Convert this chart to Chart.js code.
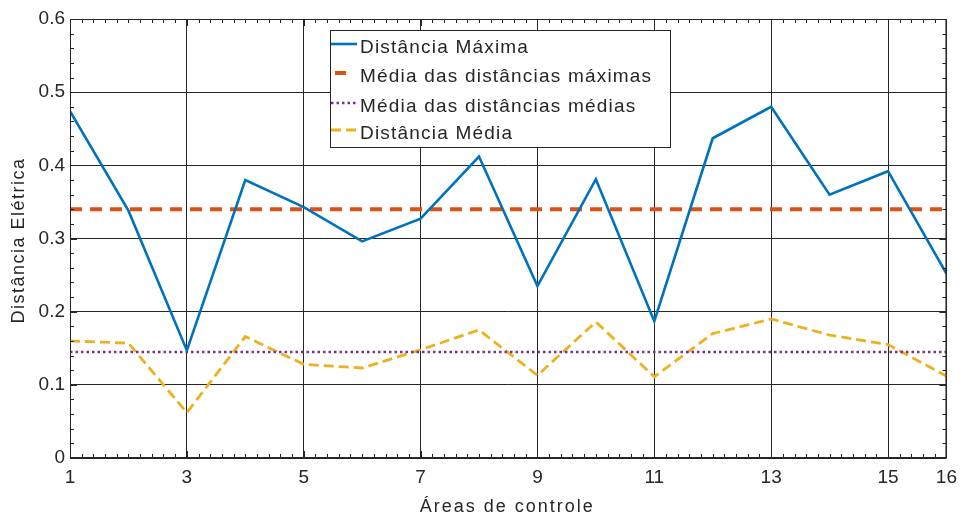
<!DOCTYPE html>
<html>
<head>
<meta charset="utf-8">
<script src="https://cdn.jsdelivr.net/npm/chart.js@4/dist/chart.umd.min.js"></script>
<style>
  html, body { margin: 0; padding: 0; background: #fff; }
  canvas { display: block; }
</style>
</head>
<body>
<canvas id="chart" width="965" height="517"></canvas>
<script>
// Data
const areas = [1, 2, 3, 4, 5, 6, 7, 8, 9, 10, 11, 12, 13, 14, 15, 16];
const distMaxima = [0.474, 0.338, 0.147, 0.380, 0.343, 0.296, 0.327, 0.412, 0.235, 0.381, 0.187, 0.437, 0.480, 0.360, 0.392, 0.252];
const distMedia = [0.160, 0.157, 0.062, 0.166, 0.128, 0.123, 0.148, 0.175, 0.113, 0.186, 0.111, 0.170, 0.190, 0.168, 0.155, 0.112];
const mediaMaximas = 0.34;
const mediaMedias = 0.145;
const xTickValues = [1, 3, 5, 7, 9, 11, 13, 15, 16];
const yTickValues = [0, 0.1, 0.2, 0.3, 0.4, 0.5, 0.6];
const seriesNames = ['Distância Máxima', 'Média das distâncias máximas', 'Média das distâncias médias', 'Distância Média'];

const INK = '#262626';
const FONT = '"Liberation Sans", Arial, sans-serif';
Chart.defaults.font.family = FONT;

// MATLAB-like frame, inner ticks, axis titles and legend box
const matlabFrame = {
    id: 'matlabFrame',
    afterDraw(chart) {
        const { ctx, chartArea: a, scales: { x, y } } = chart;
        ctx.save();

        // ticks on all four sides
        ctx.strokeStyle = INK;
        ctx.lineWidth = 1;
        ctx.beginPath();
        for (let k = 0; k <= 75; k++) {
            const px = Math.round(x.getPixelForValue(1 + k * 0.2)) + 0.5;
            const len = xTickValues.includes(Math.round((1 + k * 0.2) * 10) / 10) ? 7 : 4;
            ctx.moveTo(px, a.bottom); ctx.lineTo(px, a.bottom - len);
            ctx.moveTo(px, a.top); ctx.lineTo(px, a.top + len);
        }
        for (let k = 0; k <= 30; k++) {
            const py = Math.round(y.getPixelForValue(k * 0.02)) + 0.5;
            const len = k % 5 === 0 ? 7 : 4;
            ctx.moveTo(a.left, py); ctx.lineTo(a.left + len, py);
            ctx.moveTo(a.right, py); ctx.lineTo(a.right - len, py);
        }
        ctx.stroke();
        ctx.strokeRect(a.left + 0.5, a.top + 0.5, a.right - a.left - 1, a.bottom - a.top - 1);

        // axis titles
        ctx.fillStyle = INK;
        ctx.font = '18px ' + FONT;
        ctx.letterSpacing = '2px';
        ctx.textAlign = 'center';
        ctx.textBaseline = 'alphabetic';
        ctx.fillText('Áreas de controle', (a.left + a.right) / 2 - 1, 512);
        ctx.letterSpacing = '1.5px';
        ctx.save();
        ctx.translate(24, (a.top + a.bottom) / 2 + 2);
        ctx.rotate(-Math.PI / 2);
        ctx.fillText('Distância Elétrica', 0, 0);
        ctx.restore();

        // legend
        const box = { x: 330, y: 30, w: 340, h: 117 };
        ctx.fillStyle = '#fff';
        ctx.fillRect(box.x, box.y, box.w, box.h);
        ctx.strokeStyle = INK;
        ctx.lineWidth = 1;
        ctx.setLineDash([]);
        ctx.strokeRect(box.x + 0.5, box.y + 0.5, box.w, box.h);

        const sampleY = [44, 73, 103, 130];
        const samples = [[331, 357], [335, 346], [331, 357], [331, 357]];
        chart.data.datasets.forEach((ds, i) => {
            ctx.save();
            ctx.strokeStyle = ds.borderColor;
            ctx.lineWidth = ds.borderWidth;
            ctx.setLineDash(ds.borderDash || []);
            ctx.beginPath();
            ctx.moveTo(samples[i][0], sampleY[i]);
            ctx.lineTo(samples[i][1], sampleY[i]);
            ctx.stroke();
            ctx.restore();
            ctx.fillStyle = INK;
            ctx.font = '19px ' + FONT;
            ctx.letterSpacing = '1.2px';
            ctx.textAlign = 'left';
            ctx.fillText(ds.label, 360, sampleY[i] + 9);
        });
        ctx.restore();
    }
};

const ctx = document.getElementById('chart').getContext('2d');
new Chart(ctx, {
    type: 'line',
    data: {
        datasets: [
            {
                label: seriesNames[0],
                data: areas.map((a, i) => ({ x: a, y: distMaxima[i] })),
                borderColor: '#0072BD',
                borderWidth: 2.6,
            },
            {
                label: seriesNames[1],
                data: [{ x: areas[0], y: mediaMaximas }, { x: areas[areas.length - 1], y: mediaMaximas }],
                borderColor: '#D95319',
                borderWidth: 4,
                borderDash: [12, 8],
            },
            {
                label: seriesNames[2],
                data: [{ x: areas[0], y: mediaMedias }, { x: areas[areas.length - 1], y: mediaMedias }],
                borderColor: '#7E2F8E',
                borderWidth: 2.5,
                borderDash: [2.5, 3],
            },
            {
                label: seriesNames[3],
                data: areas.map((a, i) => ({ x: a, y: distMedia[i] })),
                borderColor: '#EDB120',
                borderWidth: 2.8,
                borderDash: [10, 5],
            }
        ]
    },
    options: {
        responsive: false,
        animation: false,
        devicePixelRatio: 1,
        elements: {
            point: { radius: 0 },
            line: { tension: 0, fill: false, borderCapStyle: 'butt' }
        },
        layout: {
            autoPadding: false,
            padding: { left: 0, right: 14, top: 19, bottom: 0 }
        },
        plugins: {
            legend: { display: false },
            tooltip: { enabled: false }
        },
        scales: {
            x: {
                type: 'linear',
                min: 1,
                max: 16,
                afterBuildTicks: (scale) => { scale.ticks = xTickValues.map(v => ({ value: v })); },
                afterFit: (scale) => { scale.height = 59; },
                grid: { color: INK, lineWidth: 1, drawTicks: false },
                border: { display: false },
                ticks: { color: INK, font: { size: 19 }, padding: 8, maxRotation: 0, autoSkip: false }
            },
            y: {
                type: 'linear',
                min: 0,
                max: 0.6,
                afterBuildTicks: (scale) => { scale.ticks = yTickValues.map(v => ({ value: v })); },
                afterFit: (scale) => { scale.width = 70; },
                grid: { color: INK, lineWidth: 1, drawTicks: false },
                border: { display: false },
                ticks: {
                    color: INK,
                    font: { size: 19 },
                    padding: 5,
                    callback: (v) => v === 0 ? '0' : v.toFixed(1)
                }
            }
        }
    },
    plugins: [matlabFrame]
});
</script>
</body>
</html>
---*---
## Instructions for the task
Without the images, write out each line of the data verbatim.

## Answer in full
Convert this chart to Chart.js code.
<!DOCTYPE html>
<html>
<head>
<meta charset="utf-8">
<script src="https://cdn.jsdelivr.net/npm/chart.js@4/dist/chart.umd.min.js"></script>
<style>
  html, body { margin: 0; padding: 0; background: #fff; }
  canvas { display: block; }
</style>
</head>
<body>
<canvas id="chart" width="965" height="517"></canvas>
<script>
// Data
const areas = [1, 2, 3, 4, 5, 6, 7, 8, 9, 10, 11, 12, 13, 14, 15, 16];
const distMaxima = [0.474, 0.338, 0.147, 0.380, 0.343, 0.296, 0.327, 0.412, 0.235, 0.381, 0.187, 0.437, 0.480, 0.360, 0.392, 0.252];
const distMedia = [0.160, 0.157, 0.062, 0.166, 0.128, 0.123, 0.148, 0.175, 0.113, 0.186, 0.111, 0.170, 0.190, 0.168, 0.155, 0.112];
const mediaMaximas = 0.34;
const mediaMedias = 0.145;
const xTickValues = [1, 3, 5, 7, 9, 11, 13, 15, 16];
const yTickValues = [0, 0.1, 0.2, 0.3, 0.4, 0.5, 0.6];
const seriesNames = ['Distância Máxima', 'Média das distâncias máximas', 'Média das distâncias médias', 'Distância Média'];

const INK = '#262626';
const FONT = '"Liberation Sans", Arial, sans-serif';
Chart.defaults.font.family = FONT;

// MATLAB-like frame, inner ticks, axis titles and legend box
const matlabFrame = {
    id: 'matlabFrame',
    afterDraw(chart) {
        const { ctx, chartArea: a, scales: { x, y } } = chart;
        ctx.save();

        // ticks on all four sides
        ctx.strokeStyle = INK;
        ctx.lineWidth = 1;
        ctx.beginPath();
        for (let k = 0; k <= 75; k++) {
            const px = Math.round(x.getPixelForValue(1 + k * 0.2)) + 0.5;
            const len = xTickValues.includes(Math.round((1 + k * 0.2) * 10) / 10) ? 7 : 4;
            ctx.moveTo(px, a.bottom); ctx.lineTo(px, a.bottom - len);
            ctx.moveTo(px, a.top); ctx.lineTo(px, a.top + len);
        }
        for (let k = 0; k <= 30; k++) {
            const py = Math.round(y.getPixelForValue(k * 0.02)) + 0.5;
            const len = k % 5 === 0 ? 7 : 4;
            ctx.moveTo(a.left, py); ctx.lineTo(a.left + len, py);
            ctx.moveTo(a.right, py); ctx.lineTo(a.right - len, py);
        }
        ctx.stroke();
        ctx.strokeRect(a.left + 0.5, a.top + 0.5, a.right - a.left - 1, a.bottom - a.top - 1);

        // axis titles
        ctx.fillStyle = INK;
        ctx.font = '18px ' + FONT;
        ctx.letterSpacing = '2px';
        ctx.textAlign = 'center';
        ctx.textBaseline = 'alphabetic';
        ctx.fillText('Áreas de controle', (a.left + a.right) / 2 - 1, 512);
        ctx.letterSpacing = '1.5px';
        ctx.save();
        ctx.translate(24, (a.top + a.bottom) / 2 + 2);
        ctx.rotate(-Math.PI / 2);
        ctx.fillText('Distância Elétrica', 0, 0);
        ctx.restore();

        // legend
        const box = { x: 330, y: 30, w: 340, h: 117 };
        ctx.fillStyle = '#fff';
        ctx.fillRect(box.x, box.y, box.w, box.h);
        ctx.strokeStyle = INK;
        ctx.lineWidth = 1;
        ctx.setLineDash([]);
        ctx.strokeRect(box.x + 0.5, box.y + 0.5, box.w, box.h);

        const sampleY = [44, 73, 103, 130];
        const samples = [[331, 357], [335, 346], [331, 357], [331, 357]];
        chart.data.datasets.forEach((ds, i) => {
            ctx.save();
            ctx.strokeStyle = ds.borderColor;
            ctx.lineWidth = ds.borderWidth;
            ctx.setLineDash(ds.borderDash || []);
            ctx.beginPath();
            ctx.moveTo(samples[i][0], sampleY[i]);
            ctx.lineTo(samples[i][1], sampleY[i]);
            ctx.stroke();
            ctx.restore();
            ctx.fillStyle = INK;
            ctx.font = '19px ' + FONT;
            ctx.letterSpacing = '1.2px';
            ctx.textAlign = 'left';
            ctx.fillText(ds.label, 360, sampleY[i] + 9);
        });
        ctx.restore();
    }
};

const ctx = document.getElementById('chart').getContext('2d');
new Chart(ctx, {
    type: 'line',
    data: {
        datasets: [
            {
                label: seriesNames[0],
                data: areas.map((a, i) => ({ x: a, y: distMaxima[i] })),
                borderColor: '#0072BD',
                borderWidth: 2.6,
            },
            {
                label: seriesNames[1],
                data: [{ x: areas[0], y: mediaMaximas }, { x: areas[areas.length - 1], y: mediaMaximas }],
                borderColor: '#D95319',
                borderWidth: 4,
                borderDash: [12, 8],
            },
            {
                label: seriesNames[2],
                data: [{ x: areas[0], y: mediaMedias }, { x: areas[areas.length - 1], y: mediaMedias }],
                borderColor: '#7E2F8E',
                borderWidth: 2.5,
                borderDash: [2.5, 3],
            },
            {
                label: seriesNames[3],
                data: areas.map((a, i) => ({ x: a, y: distMedia[i] })),
                borderColor: '#EDB120',
                borderWidth: 2.8,
                borderDash: [10, 5],
            }
        ]
    },
    options: {
        responsive: false,
        animation: false,
        devicePixelRatio: 1,
        elements: {
            point: { radius: 0 },
            line: { tension: 0, fill: false, borderCapStyle: 'butt' }
        },
        layout: {
            autoPadding: false,
            padding: { left: 0, right: 14, top: 19, bottom: 0 }
        },
        plugins: {
            legend: { display: false },
            tooltip: { enabled: false }
        },
        scales: {
            x: {
                type: 'linear',
                min: 1,
                max: 16,
                afterBuildTicks: (scale) => { scale.ticks = xTickValues.map(v => ({ value: v })); },
                afterFit: (scale) => { scale.height = 59; },
                grid: { color: INK, lineWidth: 1, drawTicks: false },
                border: { display: false },
                ticks: { color: INK, font: { size: 19 }, padding: 8, maxRotation: 0, autoSkip: false }
            },
            y: {
                type: 'linear',
                min: 0,
                max: 0.6,
                afterBuildTicks: (scale) => { scale.ticks = yTickValues.map(v => ({ value: v })); },
                afterFit: (scale) => { scale.width = 70; },
                grid: { color: INK, lineWidth: 1, drawTicks: false },
                border: { display: false },
                ticks: {
                    color: INK,
                    font: { size: 19 },
                    padding: 5,
                    callback: (v) => v === 0 ? '0' : v.toFixed(1)
                }
            }
        }
    },
    plugins: [matlabFrame]
});
</script>
</body>
</html>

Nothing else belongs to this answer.